August 18-19: An educational demonstration on water infiltration is scheduled for August 18-19 at the farm of organic dairy farmer Travis Klinkner.  DATCP funds from Bad Axe, Coon Creek and Tainter will be used to pay for this event. The two-day event will feature one day of presentations for producers on the topic of increasing water infiltration on working lands, and a second day focused on educating the general public about the good work being undertaken on watershed council farms.

September 7 and 9: CCCWC will bring venerable Coon Creek soil erosion researcher Stanley Trimble to the watershed. Trimble is the author of the iconic book ‘Historical Agriculture and Soil Erosion in the Upper Mississippi Valley Hill Country.’ Dr. Trimble, first at UW-Milwaukee, and later at the University of California-Los Angeles, conducted groundbreaking research about soil erosion in the watershed. Trimble’s almost four decades of research built on the work of scientists who studied the watershed starting in the 1930s.

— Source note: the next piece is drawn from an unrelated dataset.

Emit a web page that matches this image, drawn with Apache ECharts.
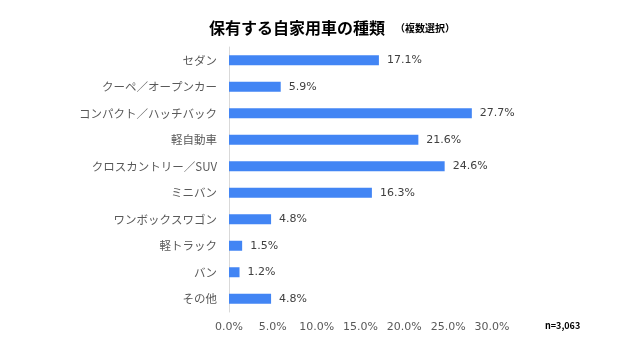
<!DOCTYPE html>
<html><head><meta charset="utf-8">
<script src="https://cdn.jsdelivr.net/npm/echarts@6/dist/echarts.min.js"></script>
<style>html,body{margin:0;padding:0;background:#fff}#c{width:642px;height:340px}</style>
</head><body><div id="c"></div>
<script>
const categories = ['セダン','クーペ／オープンカー','コンパクト／ハッチバック','軽自動車','クロスカントリー／SUV','ミニバン','ワンボックスワゴン','軽トラック','バン','その他'];
const values = [17.1, 5.9, 27.7, 21.6, 24.6, 16.3, 4.8, 1.5, 1.2, 4.8];
const xTicks = [0, 5, 10, 15, 20, 25, 30];
const chart = echarts.init(document.getElementById('c'));
const font = '"Noto Sans CJK JP", "Noto Sans", sans-serif';
const numFont = '"DejaVu Sans", "Noto Sans CJK JP", sans-serif';
chart.setOption({
  animation: false,
  title: {
    text: '{a|保有する自家用車の種類}  {b|（複数選択）}',
    left: 204, top: 14,
    textStyle: {
      rich: {
        a: {fontSize: 16, fontWeight: 'bold', color: '#000', fontFamily: font},
        b: {fontSize: 10, fontWeight: 'bold', color: '#000', fontFamily: font}
      }
    }
  },
  graphic: [{type: 'text', left: 545, top: 321, style: {text: 'n=3,063', fontSize: 9, fontWeight: 'bold', fill: '#000', fontFamily: font}}],
  grid: {left: 229, right: 150, top: 47, bottom: 28, containLabel: false},
  xAxis: {
    type: 'value', min: xTicks[0], max: xTicks[xTicks.length-1], interval: 5,
    axisLine: {show: false}, axisTick: {show: false}, splitLine: {show: false},
    axisLabel: {formatter: v => v.toFixed(1) + '%', color: '#595959', fontSize: 11, margin: 10, fontFamily: numFont}
  },
  yAxis: {
    type: 'category', data: categories, inverse: true,
    axisLine: {lineStyle: {color: '#d9d9d9'}}, axisTick: {show: false},
    axisLabel: {color: '#595959', fontSize: 11.5, margin: 12, fontFamily: font}
  },
  series: [{
    type: 'bar', data: values, barWidth: 10,
    itemStyle: {color: '#4285f4'},
    label: {show: true, position: 'right', distance: 8, formatter: p => p.value.toFixed(1) + '%', color: '#404040', fontSize: 11, fontFamily: numFont}
  }]
});
</script></body></html>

On Thursday, Sept. 7, watershed council members will gather at the Genoa Overlook along the Mississippi River, for the September meeting and a cookout event – a place often enjoyed by Trimble and his students during their years in the watershed.

The September 9 event, will be a ‘black tie’ celebration 90th anniversary of the original ‘Coon Creek Watershed Project’ will feature and educational presentation by Dr. Trimble. The event will take place at the Tucker and Becky Gretebeck ‘Pumpkin Patch,’ on their farm in rural Cashton.

October: a cover crop demonstration event is planned in Tainter Creek, and DATCP funds from Bad Axe, Coon Creek and Tainter will be used to pay for this event.